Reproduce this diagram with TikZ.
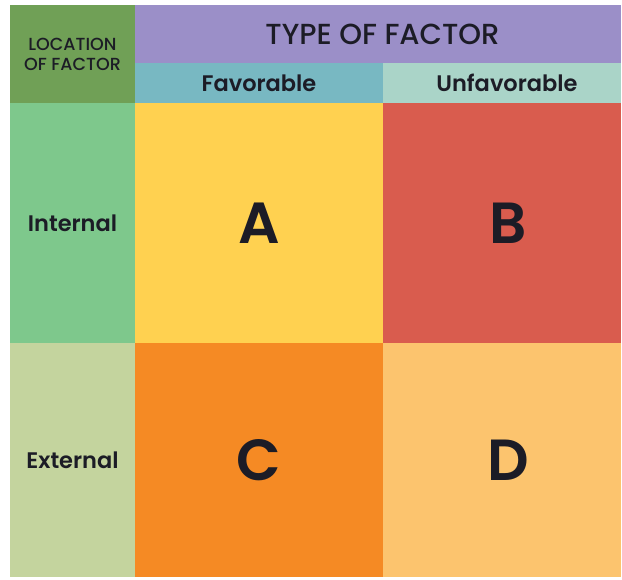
\documentclass[tikz,border=0pt]{standalone}
\usepackage{fontspec}
\setmainfont{Poppins}
\newfontfamily\popsemi{Poppins SemiBold}
\newfontfamily\popmed{Poppins Medium}
\definecolor{cornergreen}{RGB}{112,160,86}
\definecolor{purplehd}{RGB}{155,143,200}
\definecolor{tealhd}{RGB}{120,184,194}
\definecolor{minthd}{RGB}{170,212,200}
\definecolor{intgreen}{RGB}{126,200,140}
\definecolor{extolive}{RGB}{196,212,158}
\definecolor{cellA}{RGB}{255,209,80}
\definecolor{cellB}{RGB}{217,92,78}
\definecolor{cellC}{RGB}{245,138,36}
\definecolor{cellD}{RGB}{252,196,110}
\definecolor{inkc}{RGB}{28,28,38}
\begin{document}
\begin{tikzpicture}[x=1pt,y=-1pt,
  cell/.style={rectangle,inner sep=0pt,outer sep=0pt,anchor=north west,text=inkc},
  lbl/.style={font=\popsemi\fontsize{22.5}{22.5}\selectfont},
  big/.style={font=\popsemi\fontsize{58}{58}\selectfont}]
\useasboundingbox[fill=white] (0,0) rectangle (622,580);
% corner
\node[cell,fill=cornergreen,minimum width=125pt,minimum height=98pt,font=\popmed\fontsize{17.5}{20}\selectfont,align=center] (corner) at (10,5) {LOCATION\\OF FACTOR};
% headers
\node[cell,fill=purplehd,minimum width=486pt,minimum height=58pt,font=\popmed\fontsize{29}{29}\selectfont] (type) at (135,5) {\hspace*{9pt}TYPE OF FACTOR};
\node[cell,fill=tealhd,minimum width=248pt,minimum height=40pt,lbl] (fav) at (135,63) {Favorable};
\node[cell,fill=minthd,minimum width=238pt,minimum height=40pt,lbl] (unfav) at (383,63) {\hspace*{10pt}Unfavorable};
% row labels
\node[cell,fill=intgreen,minimum width=125pt,minimum height=240pt,lbl] (int) at (10,103) {Internal};
\node[cell,fill=extolive,minimum width=125pt,minimum height=234pt,lbl] (ext) at (10,343) {External};
% cells
\node[cell,fill=cellA,minimum width=248pt,minimum height=240pt,big] (A) at (135,103) {A};
\node[cell,fill=cellB,minimum width=238pt,minimum height=240pt,big] (B) at (383,103) {\hspace*{12pt}B};
\node[cell,fill=cellC,minimum width=248pt,minimum height=234pt,big] (C) at (135,343) {C};
\node[cell,fill=cellD,minimum width=238pt,minimum height=234pt,big] (D) at (383,343) {\hspace*{12pt}D};
\end{tikzpicture}
\end{document}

☆ ☆ ☆ ☆

Given exercise
Quote all the lines above exactly as given. Do not include the pictures.

Exercise solution
Reproduce this diagram with TikZ.
\documentclass[tikz,border=0pt]{standalone}
\usepackage{fontspec}
\setmainfont{Poppins}
\newfontfamily\popsemi{Poppins SemiBold}
\newfontfamily\popmed{Poppins Medium}
\definecolor{cornergreen}{RGB}{112,160,86}
\definecolor{purplehd}{RGB}{155,143,200}
\definecolor{tealhd}{RGB}{120,184,194}
\definecolor{minthd}{RGB}{170,212,200}
\definecolor{intgreen}{RGB}{126,200,140}
\definecolor{extolive}{RGB}{196,212,158}
\definecolor{cellA}{RGB}{255,209,80}
\definecolor{cellB}{RGB}{217,92,78}
\definecolor{cellC}{RGB}{245,138,36}
\definecolor{cellD}{RGB}{252,196,110}
\definecolor{inkc}{RGB}{28,28,38}
\begin{document}
\begin{tikzpicture}[x=1pt,y=-1pt,
  cell/.style={rectangle,inner sep=0pt,outer sep=0pt,anchor=north west,text=inkc},
  lbl/.style={font=\popsemi\fontsize{22.5}{22.5}\selectfont},
  big/.style={font=\popsemi\fontsize{58}{58}\selectfont}]
\useasboundingbox[fill=white] (0,0) rectangle (622,580);
% corner
\node[cell,fill=cornergreen,minimum width=125pt,minimum height=98pt,font=\popmed\fontsize{17.5}{20}\selectfont,align=center] (corner) at (10,5) {LOCATION\\OF FACTOR};
% headers
\node[cell,fill=purplehd,minimum width=486pt,minimum height=58pt,font=\popmed\fontsize{29}{29}\selectfont] (type) at (135,5) {\hspace*{9pt}TYPE OF FACTOR};
\node[cell,fill=tealhd,minimum width=248pt,minimum height=40pt,lbl] (fav) at (135,63) {Favorable};
\node[cell,fill=minthd,minimum width=238pt,minimum height=40pt,lbl] (unfav) at (383,63) {\hspace*{10pt}Unfavorable};
% row labels
\node[cell,fill=intgreen,minimum width=125pt,minimum height=240pt,lbl] (int) at (10,103) {Internal};
\node[cell,fill=extolive,minimum width=125pt,minimum height=234pt,lbl] (ext) at (10,343) {External};
% cells
\node[cell,fill=cellA,minimum width=248pt,minimum height=240pt,big] (A) at (135,103) {A};
\node[cell,fill=cellB,minimum width=238pt,minimum height=240pt,big] (B) at (383,103) {\hspace*{12pt}B};
\node[cell,fill=cellC,minimum width=248pt,minimum height=234pt,big] (C) at (135,343) {C};
\node[cell,fill=cellD,minimum width=238pt,minimum height=234pt,big] (D) at (383,343) {\hspace*{12pt}D};
\end{tikzpicture}
\end{document}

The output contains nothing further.